Monday, October 8, 2012

Sap's Po Tak, with Grouper 10.07.2012

I dropped into Sap’s on the way home Sunday and bumped into old pals Rick and Karla Allen (and brood), and got to yammering with them about restaurants in town, and what makes the good ones good, and where did I like to eat for certain items, and where to get good deals on restaurant equipment, and Sap hisownself happened to wander by. He said he was running to the store real quick, and to hold off on ordering, that he was going to cook something for he and I to eat. I naturally agreed and continued to chat with the Allen’s.

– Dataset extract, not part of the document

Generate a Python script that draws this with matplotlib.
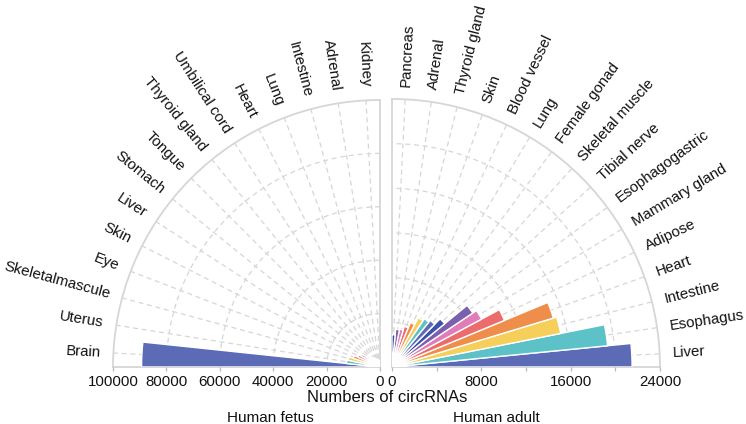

After heated restaurant chatter, Sap emerged from the kitchen with a huge steaming bowl of Po Tak Garupa. Po tak is a soup that’s on the Sap’s menu (S-P43, made with
tilapia fillet, scallops, shrimp, squid, and mussels), and a soup I love to eat when in Thailand. Po tak means “fish trap” or “fisherman's trap”; garoupa means grouper. The name refers to a soup that is often made onboard fishing boats or docks by the crew, incorporating a mix of whatever seafood that had been caught in the nets or traps. It is a hot and spicy chicken stock-based broth flavored with lime, fish sauce, Thai green chile, shallot, galangal, lemongrass, makroot (lime leaf), and roasted chile paste or fried red chiles. It gets some cilantro and Thai basil, and in this case, chunks of some fresh grouper filet from Central Market, located directly to the east across Westgate. Straw mushrooms and slices of fresh mushrooms round out the umami. The soup was aromatic and rich, with a delicious burst of tang and spice (especially when you bite into one of those searing but tasty red chiles floating on the top).

The other dish Sap made was something that he used to cook for himself and his college roommates back in the day, when he was going to UT to get his engineering degree. It is a delicious stir-fry of jalapeño sausage, bits of minced bacon, garlic, leeks, Thai chiles and Serrano chiles, gaprao Thai basil, Chinese oyster sauce, and Thai fish sauce, all stir fried in bacon fat. I’ve eaten this dish once before, and it is addictively good; all of the elements really fit well together. The sweetness of the leeks is perfect with the richness and smokiness of the bacon; the spiciness and richness of the sausage goes great with the two kinds of chiles. It is a fantastic dish loaded with big taste.

Again, my gushing compliments to the chef, in this case, Sap hisownself. A really good meal.